In many situations, the documents you are processing contain far more information than the part you are interested in. Consider these examples:
- a PDF produced by a flat-bed scanner; each PDF page is actually many documents strewn about the scanner glass
- a 400-page report; each page contains a header and footer that needs removing so that they aren't mistaken for the text body
- a newspaper website whose main content is cluttered with advertising and navigational elements
- a PDF containing the paystub of everyone in your department; each page is really a completely separate record
If your input documents are complex in these ways, you may need to perform segmentation. Segmentation is the process of cutting up a document into pieces so that you can use those pieces separately (or throw some away).
How you approach segmentation will fall into one of three buckets.
Case 1: It doesn't matter
Perhaps you are only trying to classify the document type. Or extract key names and fields mentioned in a document. You might be able to ignore extra information in the document entirely.
You're in this category if the following conditions hold true:
- You're not concerned with "competing information"
Competing information is when your input contains multiple alternative options that will compete for the output of your model. For example, a PDF might contain multiple pages with paystubs on them — how would your model know which one to use?
- You're not concerned with "junk information"
Junk information is extraneous content that might be mixed in with your model output. For example, a page header in a multi-page PDF might fall right in the middle of a paragraph you are seeking to extract.
- You're not concerned with "model input overflow"
Some models can only accept inputs of a certain size. That might be a single page image, or a character limit on text. If your documents are larger than the input capacity of your model, then you'll need some strategy for segmenting and extracting a smaller region of the document.

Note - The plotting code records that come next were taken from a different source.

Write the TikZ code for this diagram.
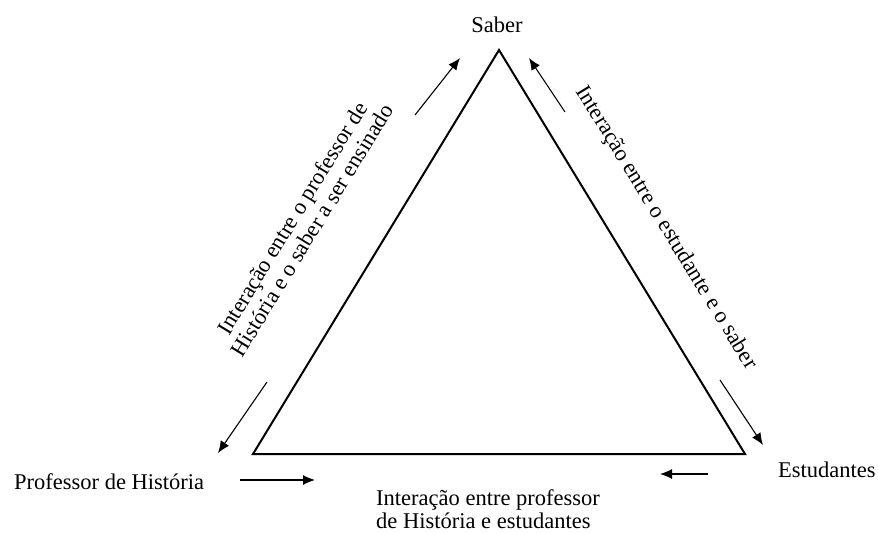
\documentclass[tikz,border=0pt]{standalone}
\usepackage{fontspec}
\setmainfont{Liberation Serif}
\usetikzlibrary{arrows.meta, positioning}
\tikzset{
	vertex/.style={inner sep=0pt, font=\fontsize{22.5}{23}\selectfont},
	sidelabel/.style={align=center, inner sep=0pt, font=\fontsize{22.5}{23}\selectfont},
	flow/.style={-{Latex[length=12pt, width=10pt]}, line width=1.1pt}
}

\begin{document}
\begin{tikzpicture}[x=1pt, y=-1pt]
		\useasboundingbox (0,0) rectangle (878,533);
		
		% Triangle
		\coordinate (top) at (499,50);
		\coordinate (left) at (253,454);
		\coordinate (right) at (745,454);
		\draw[line width=2pt, line join=miter] (top) -- (left) -- (right) -- cycle;
		
		% Vertex labels
		\node[vertex] (saber) at (497,25) {Saber};
		\node[vertex, anchor=west] (professor) at (14,482) {Professor de História};
		\node[vertex, anchor=west] (estudantes) at (778,470) {Estudantes};
		
		% Side labels
		\node[sidelabel, rotate=58.5] (profsaber) at (302,224) {Interação entre o professor de\\História e o saber a ser ensinado};
		\node[sidelabel, rotate=-58.5] (estsaber) at (666,228) {Interação entre o estudante e o saber};
		\node[sidelabel, align=left, anchor=west] (profest) at (376,509) {Interação entre professor\\de História e estudantes};
		
		% Arrow ends
		\coordinate (a1) at (415,115);
		\coordinate (b1) at (460,58);
		\coordinate (a2) at (267,382);
		\coordinate (b2) at (218,453);
		\coordinate (a3) at (565,112);
		\coordinate (b3) at (529,58);
		\coordinate (a4) at (720,380);
		\coordinate (b4) at (763,445);
		\coordinate (a5) at (240,480);
		\coordinate (b5) at (315,480);
		\coordinate (a6) at (708,474);
		\coordinate (b6) at (660,474);
		
		% Arrows
		\draw[flow] (a1) -- (b1);
		\draw[flow] (a2) -- (b2);
		\draw[flow] (a3) -- (b3);
		\draw[flow] (a4) -- (b4);
		\draw[flow] (a5) -- (b5);
		\draw[flow] (a6) -- (b6);
	\end{tikzpicture}
\end{document}
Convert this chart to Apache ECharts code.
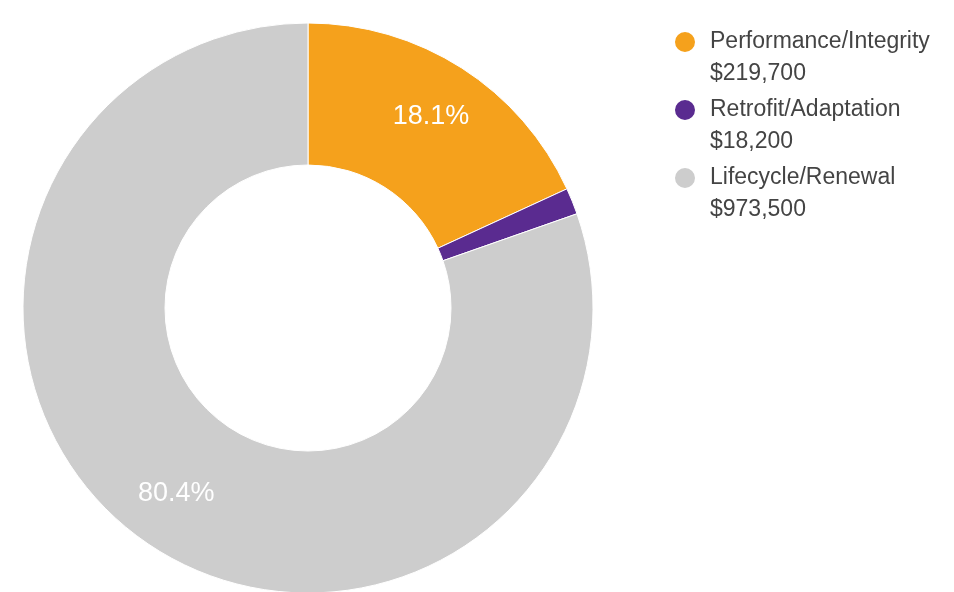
<!DOCTYPE html>
<html>
<head>
<meta charset="utf-8">
<script src="https://cdn.jsdelivr.net/npm/echarts@6/dist/echarts.min.js"></script>
<style>html,body{margin:0;padding:0;background:#fff;}#c{width:954px;height:592px;}</style>
</head>
<body>
<div id="c"></div>
<script>
const categories = ['Performance/Integrity', 'Retrofit/Adaptation', 'Lifecycle/Renewal'];
const values = [219700, 18200, 973500];
const valueLabels = ['$219,700', '$18,200', '$973,500'];
const colors = ['#F5A11C', '#5A2B90', '#CDCDCD'];

const CENTER = [308, 308];
const LABEL_PUSH = 0.05;
const FONT = 'Liberation Sans, Arial, Helvetica, sans-serif';

const chart = echarts.init(document.getElementById('c'), null, {renderer: 'canvas'});
const data = categories.map((n, i) => ({
  name: n, value: values[i], itemStyle: {color: colors[i]},
  label: {show: i !== 1}
}));
const legendLine = {fontFamily: FONT, fontSize: 23, color: '#444444', lineHeight: 32, padding: [0, 0, 0, 8]};
chart.setOption({
  animation: false,
  backgroundColor: '#ffffff',
  legend: {
    orient: 'vertical',
    left: 673, top: -6,
    padding: 0,
    icon: 'circle',
    itemWidth: 24, itemHeight: 22,
    itemGap: -28,
    selectedMode: false,
    data: categories,
    formatter: function (name) {
      const i = categories.indexOf(name);
      return '{s| }\n{n|' + name + '}\n{v|' + valueLabels[i] + '}';
    },
    textStyle: {
      fontFamily: FONT, fontSize: 23, color: '#444444', lineHeight: 32,
      rich: {s: legendLine, n: legendLine, v: legendLine}
    }
  },
  series: [{
    type: 'pie',
    center: CENTER,
    radius: [143, 285],
    startAngle: 90,
    clockwise: true,
    percentPrecision: 1,
    avoidLabelOverlap: false,
    itemStyle: {borderColor: '#ffffff', borderWidth: 1},
    label: {
      position: 'inside',
      formatter: '{d}%',
      color: '#ffffff',
      fontSize: 27,
      fontFamily: FONT
    },
    labelLayout: function (p) {
      const r = p.labelRect;
      const cx = r.x + r.width / 2, cy = r.y + r.height / 2;
      return {dx: (cx - CENTER[0]) * LABEL_PUSH, dy: (cy - CENTER[1]) * LABEL_PUSH};
    },
    labelLine: {show: false},
    emphasis: {disabled: true},
    data: data
  }]
});
</script>
</body>
</html>
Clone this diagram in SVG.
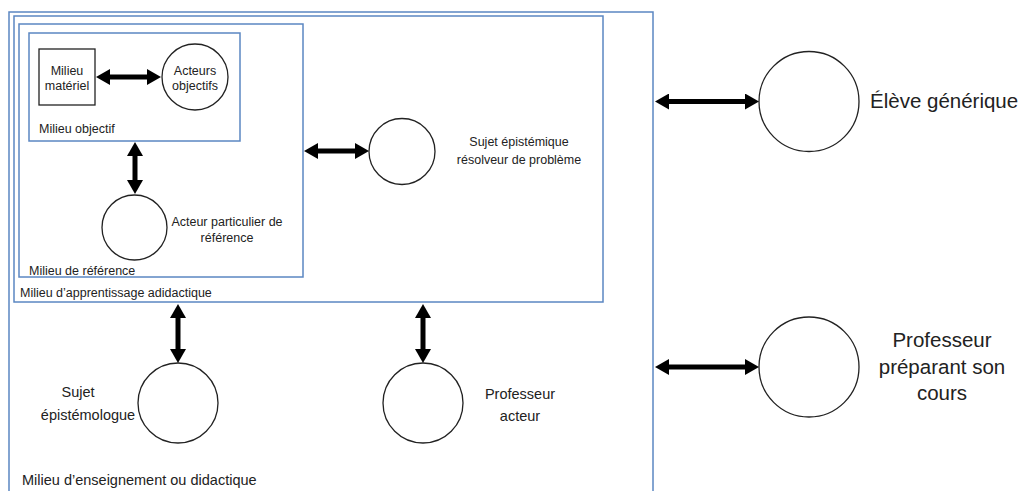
<svg xmlns="http://www.w3.org/2000/svg" width="1026" height="491" viewBox="0 0 1026 491">
<style>
.box{fill:none;stroke:#5b87c2;stroke-width:1.5}
.node{fill:#fff;stroke:#222;stroke-width:1.3}
.t{font-family:"Liberation Sans",Arial,sans-serif;fill:#222}
.s{font-size:12.5px}
.m{font-size:14.5px}
.l{font-size:20.5px}
.c{text-anchor:middle}
.arr{stroke:#000;stroke-width:5;fill:none;marker-start:url(#ah);marker-end:url(#ah)}
</style>
<defs>
<marker id="ah" markerUnits="userSpaceOnUse" markerWidth="14" markerHeight="16" refX="8" refY="8" orient="auto-start-reverse">
<path d="M0,0 L14,8 L0,16 z" fill="#000"/>
</marker>
</defs>
<rect width="1026" height="491" fill="#fff"/>
<g id="milieu-enseignement">
<rect class="box" x="9" y="12" width="644" height="490"/>
<text class="t m" x="22" y="485">Milieu d’enseignement ou didactique</text>
</g>
<g id="milieu-apprentissage">
<rect class="box" x="14" y="16" width="589" height="286"/>
<text class="t s" x="20" y="297">Milieu d’apprentissage adidactique</text>
</g>
<g id="milieu-reference">
<rect class="box" x="19" y="24" width="284" height="253"/>
<text class="t s" x="29" y="275">Milieu de référence</text>
</g>
<g id="milieu-objectif">
<rect class="box" x="29" y="33" width="211" height="108"/>
<text class="t s" x="39" y="133">Milieu objectif</text>
</g>
<g id="milieu-materiel">
<rect class="node" x="39" y="49" width="56" height="56"/>
<text class="t s c" x="67" y="75">Milieu</text>
<text class="t s c" x="67" y="90">matériel</text>
</g>
<g id="acteurs-objectifs">
<circle class="node" cx="195" cy="77" r="33"/>
<text class="t s c" x="195" y="75">Acteurs</text>
<text class="t s c" x="195" y="90">objectifs</text>
</g>
<g id="acteur-particulier">
<circle class="node" cx="134.5" cy="227.5" r="32.5"/>
<text class="t s c" x="227" y="226">Acteur particulier de</text>
<text class="t s c" x="227" y="242">référence</text>
</g>
<g id="sujet-epistemique">
<circle class="node" cx="402" cy="151.5" r="33"/>
<text class="t s c" x="519" y="146">Sujet épistémique</text>
<text class="t s c" x="519" y="164">résolveur  de problème</text>
</g>
<g id="eleve-generique">
<circle class="node" cx="809" cy="101.5" r="50"/>
<text class="t l" x="870" y="108">Élève générique</text>
</g>
<g id="professeur-preparant">
<circle class="node" cx="809" cy="367" r="50"/>
<text class="t l c" x="942" y="347">Professeur</text>
<text class="t l c" x="942" y="374">préparant son</text>
<text class="t l c" x="942" y="400">cours</text>
</g>
<g id="sujet-epistemologue">
<circle class="node" cx="178" cy="403" r="40"/>
<text class="t m c" x="78" y="397">Sujet</text>
<text class="t m c" x="88" y="420">épistémologue</text>
</g>
<g id="professeur-acteur">
<circle class="node" cx="423" cy="403" r="40"/>
<text class="t m c" x="520" y="399">Professeur</text>
<text class="t m c" x="520" y="421">acteur</text>
</g>
<g id="connectors">
<line class="arr" x1="102" y1="77" x2="155" y2="77"/>
<line class="arr" x1="135" y1="148" x2="135" y2="188"/>
<line class="arr" x1="310" y1="151" x2="363" y2="151"/>
<line class="arr" x1="661" y1="101.5" x2="753" y2="101.5"/>
<line class="arr" x1="661" y1="367" x2="753" y2="367"/>
<line class="arr" x1="178" y1="310" x2="178" y2="357"/>
<line class="arr" x1="423" y1="310" x2="423" y2="357"/>
</g>
</svg>
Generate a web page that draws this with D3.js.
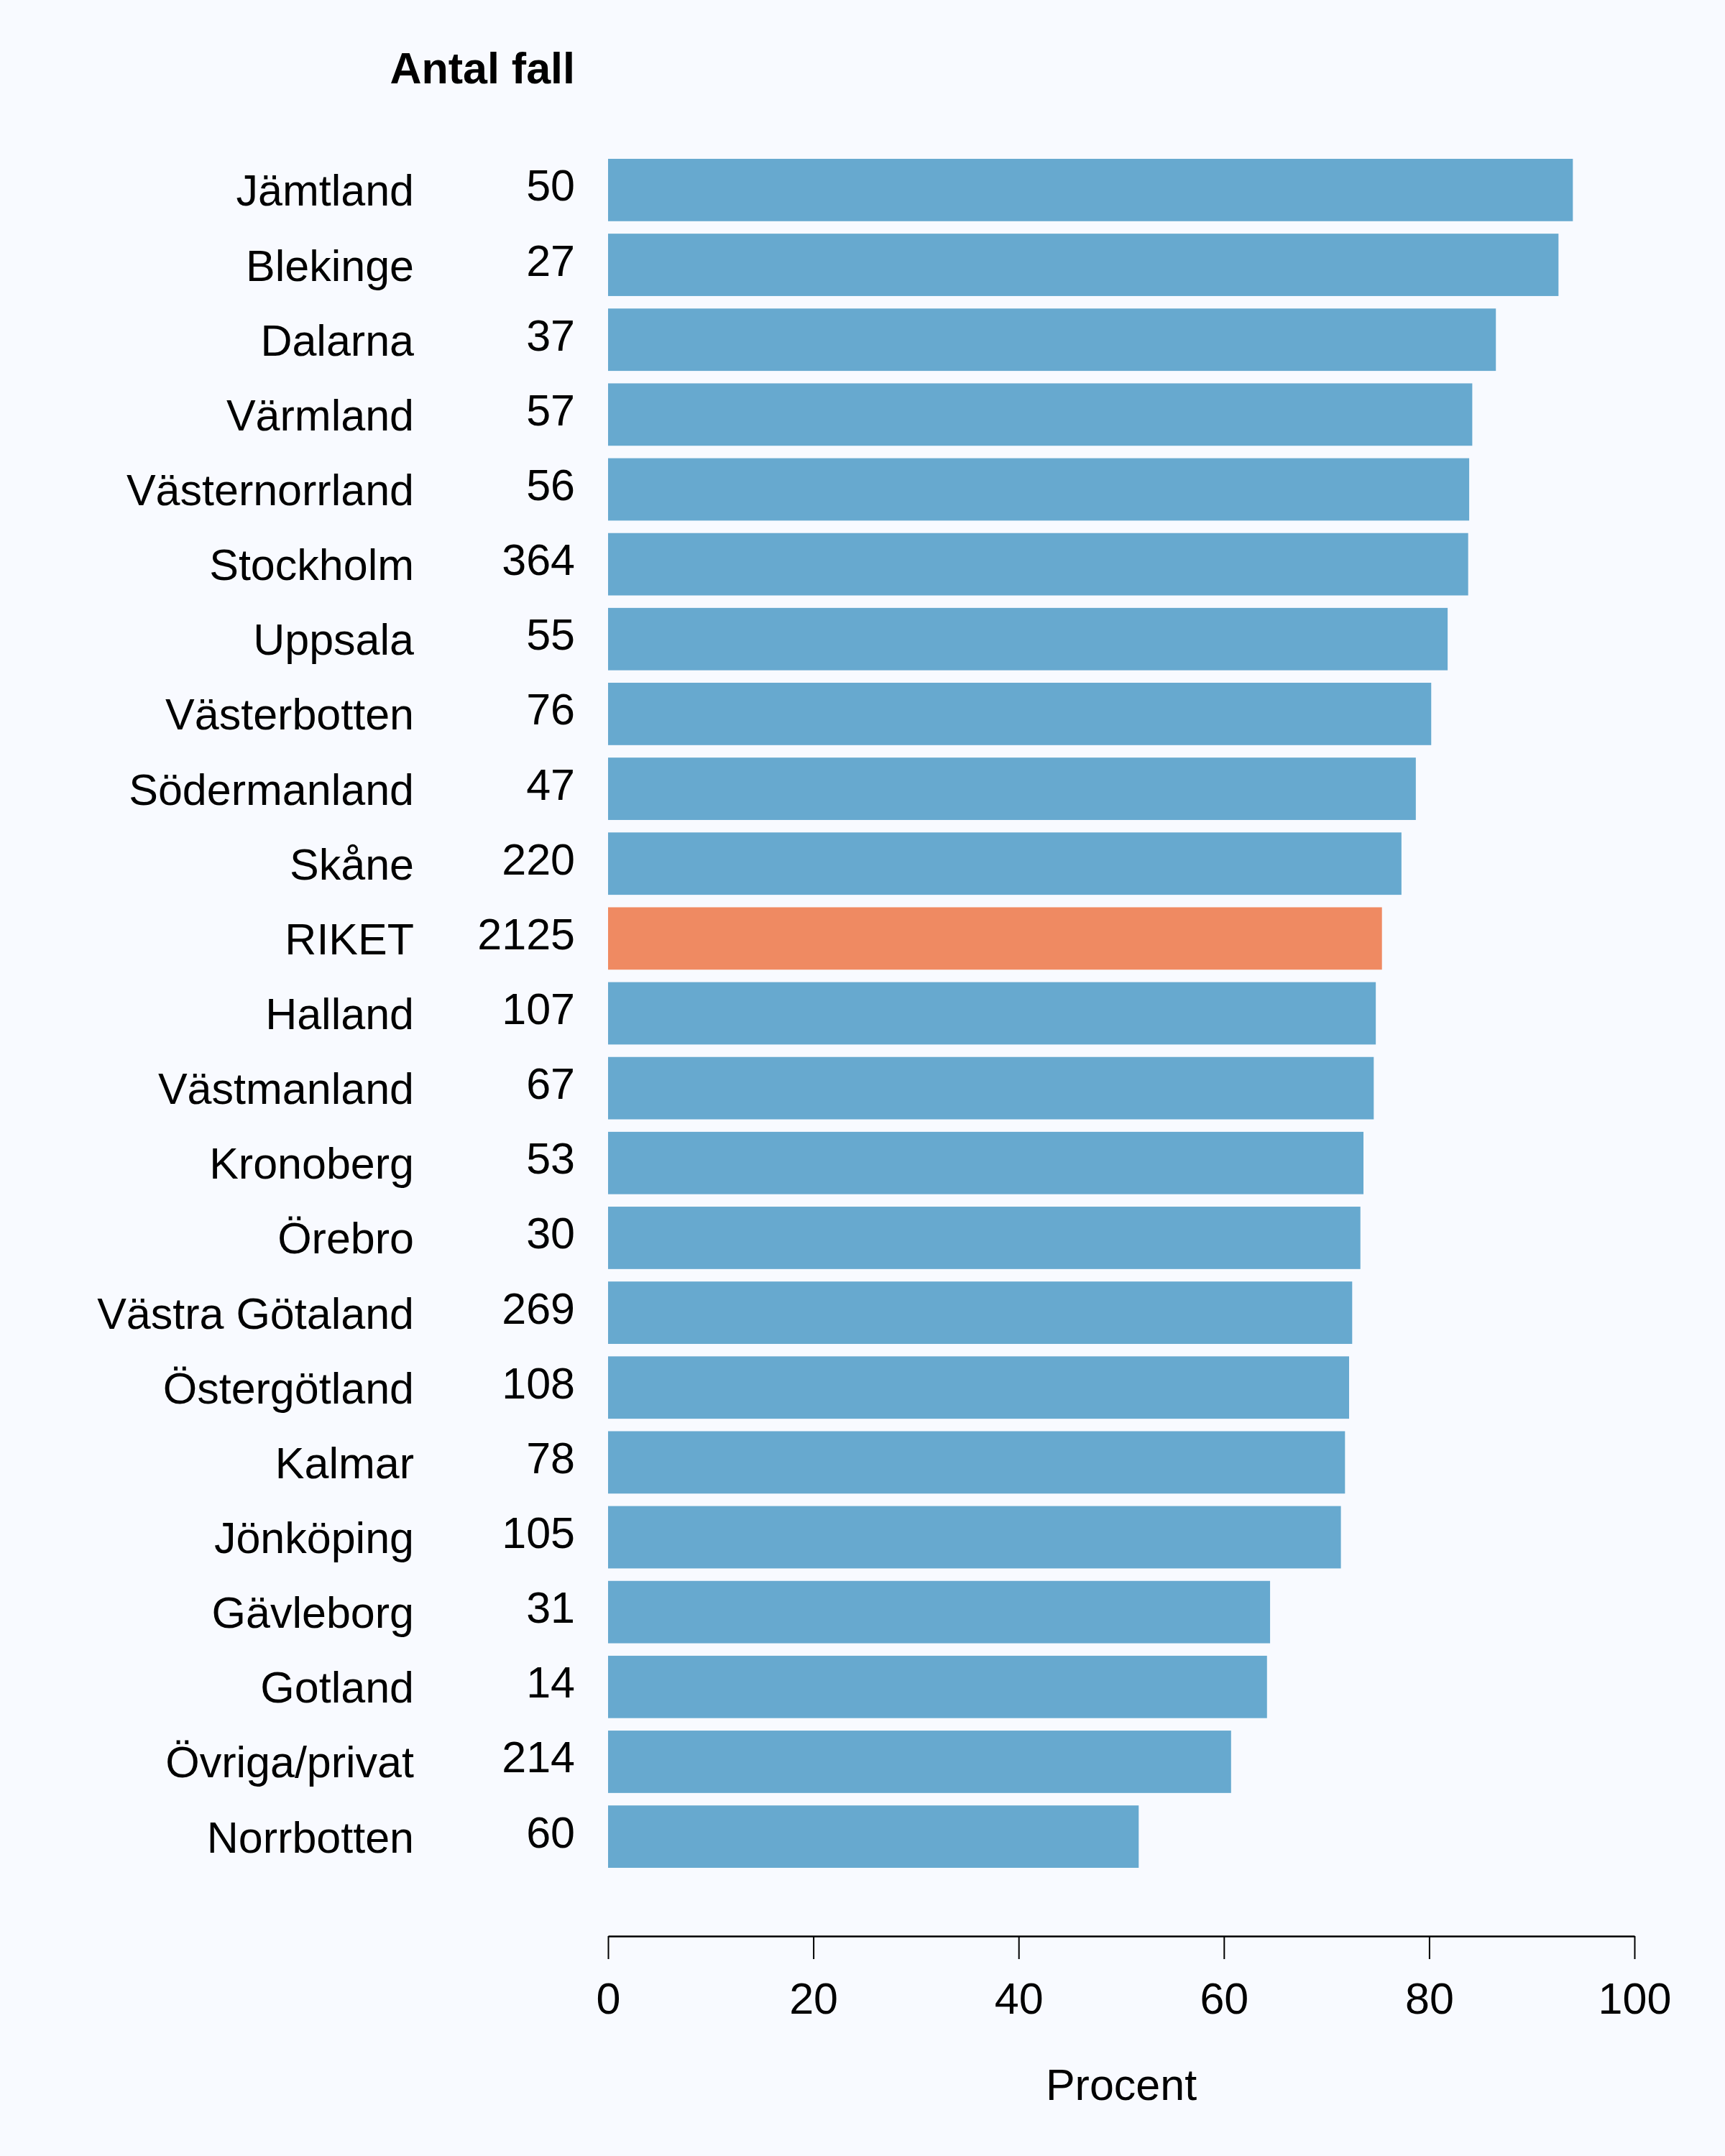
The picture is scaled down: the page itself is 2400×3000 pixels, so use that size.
<!DOCTYPE html>
<html>
<head>
<meta charset="utf-8">
<script src="https://cdn.jsdelivr.net/npm/d3@7"></script>
<style>
  html, body { margin: 0; padding: 0; background: #F8FAFF; }
  svg { display: block; }
  text { font-family: "Liberation Sans", Arial, Helvetica, sans-serif; fill: #000; }
</style>
</head>
<body>
<script>
const regions = ["Jämtland","Blekinge","Dalarna","Värmland","Västernorrland","Stockholm","Uppsala","Västerbotten","Södermanland","Skåne","RIKET","Halland","Västmanland","Kronoberg","Örebro","Västra Götaland","Östergötland","Kalmar","Jönköping","Gävleborg","Gotland","Övriga/privat","Norrbotten"];
const percent = [94.0, 92.6, 86.5, 84.2, 83.9, 83.8, 81.8, 80.2, 78.7, 77.3, 75.4, 74.8, 74.6, 73.6, 73.3, 72.5, 72.2, 71.8, 71.4, 64.5, 64.2, 60.7, 51.7];
const counts = [50, 27, 37, 57, 56, 364, 55, 76, 47, 220, 2125, 107, 67, 53, 30, 269, 108, 78, 105, 31, 14, 214, 60];
const xTicks = [0, 20, 40, 60, 80, 100];
const highlight = "RIKET";

const W = 2400, H = 3000;
const FS = 61;
const svg = d3.select("body").append("svg").attr("width", W).attr("height", H);
svg.append("rect").attr("width", W).attr("height", H).attr("fill", "#F8FAFF");

const x = d3.scaleLinear().domain([0, 100]).range([846, 2274]);
const y = d3.scaleBand().domain(regions).range([221, 2599]).paddingInner(1/6).paddingOuter(0);

const data = regions.map((r, i) => ({ region: r, pct: percent[i], n: counts[i] }));

svg.append("g").selectAll("rect").data(data).join("rect")
  .attr("x", x(0))
  .attr("y", d => y(d.region))
  .attr("width", d => x(d.pct) - x(0))
  .attr("height", y.bandwidth())
  .attr("fill", d => d.region === highlight ? "#EF8A62" : "#67A9CF");

// region names
svg.append("g").selectAll("text").data(data).join("text")
  .attr("x", 576)
  .attr("y", d => y(d.region) + y.bandwidth() / 2 + 22)
  .attr("text-anchor", "end")
  .attr("font-size", FS)
  .text(d => d.region);

// counts
svg.append("g").selectAll("text").data(data).join("text")
  .attr("x", 800)
  .attr("y", d => y(d.region) + y.bandwidth() / 2 + 15)
  .attr("text-anchor", "end")
  .attr("font-size", FS)
  .text(d => d.n);

svg.append("text")
  .attr("x", 800).attr("y", 116)
  .attr("text-anchor", "end")
  .attr("font-size", FS)
  .attr("font-weight", "bold")
  .text("Antal fall");

// x axis
const axisY = 2694;
const axis = d3.axisBottom(x).tickValues(xTicks).tickSize(32).tickSizeOuter(0).tickPadding(33).tickFormat(d3.format("d"));
const gx = svg.append("g").attr("transform", `translate(0,${axisY})`).call(axis);
gx.select(".domain").attr("stroke", "#000").attr("stroke-width", 2.5);
gx.selectAll(".tick line").attr("stroke", "#000").attr("stroke-width", 2);
gx.selectAll(".tick text").attr("font-size", FS).attr("font-family", "Liberation Sans, Arial, Helvetica, sans-serif").attr("fill", "#000");

svg.append("text")
  .attr("x", (x(0) + x(100)) / 2).attr("y", 2922)
  .attr("text-anchor", "middle")
  .attr("font-size", FS)
  .text("Procent");
</script>
</body>
</html>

Case 2: It matters, but the model will handle it
Some models can essentially segment and extract at the same time. The team responsible for your model will know if this is the case, but in general it will fall into one of these two categories.
- The model is spatially aware
There are ways to make a model spatially aware in both the image and text domains. This is akin to adding another dimension to the words on the page — a dimension that can help the model meaningfully group and filter words based on where they occur. For example, the text "John Doe," which might otherwise only be seen as a name, could be identified specifically as the recipient of an invoice because it was located in the region of the document the model interprets as the address block for the recipient.
- The model is discursively aware
This is the same as spatial awareness, but "space" in this case is the semantics of the document's content, not the layout of the document's pages. For example, newer deep learning models have what is called "multi-head attention" mechanisms, which allow them to keep tabs on the fact that the text "John Doe" is not just occurring in any paragraph, but specifically a paragraph in the section of a document about board members.
Case 3: It matters, and the pipeline should handle it
If the first two cases don't apply, you will need your pipeline to perform some level of segmentation for you. And even if Case 2 applies, you may still want the pipeline to segment to some degree. Here are three scenarios that would place you clearly in Case 3:
- A single "input document" contains multiple "output documents"
Perhaps each input file is an archival PDF containing the receipts for every business trip an employee went on last year, but your model is a receipt data extractor. You'll need the pipeline to split this input file by receipt and provide each to the model separately.
- Regions of the input document are mapped to different models
Perhaps your pipeline accepts account opening requests, but each request is a combination of multiple documents concatenated into the same PDF. You may need your pipeline to split the input file for delivery across different document-specific models.
- You want to apply hard-coded rules/policies in addition to a model's learned segmentation
Even if your model learns to segment and extract at the same time, you may still want to apply hard coded segmentation rules for business reasons. Perhaps you want to redact every page with certain types of information on them, or route a very specific set of documents to a human-only team.